Related Work & Insights¶
- o3's think-with-image: Spec-o3 extends this paradigm from general VQA to scientific data analysis, linking abstract diagnostics to visualized evidence.
- GRPO (DeepSeek-R1): Outcome-based RL is extended from mathematical reasoning to scientific tool-use scenarios.
- Key insight: In vertical-domain VLMs, the critical factor is not model scale but rather tool-use and reasoning paradigms aligned with domain-specific workflows.
Rating¶
- Novelty: ⭐⭐⭐⭐⭐ First iMCoT agent for astronomical spectroscopy; the two-stage training strategy is elegantly designed.
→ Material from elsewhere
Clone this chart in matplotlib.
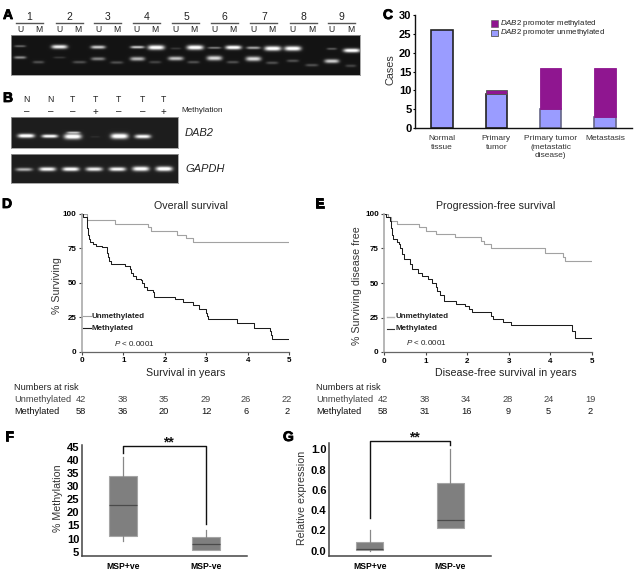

- Experimental Thoroughness: ⭐⭐⭐⭐⭐ Cross-survey, cross-task, and edge-case generalization evaluations, combined with human expert assessment and ablation studies — extremely comprehensive.
- Writing Quality: ⭐⭐⭐⭐ Domain background is well introduced and the methodology is clearly described, though the barrier for non-astronomy readers is relatively high.
- Value: ⭐⭐⭐⭐⭐ Directly addresses a real bottleneck in astronomical observation; the ~50× speedup carries substantial engineering value, and the paradigm is transferable to other scientific domains.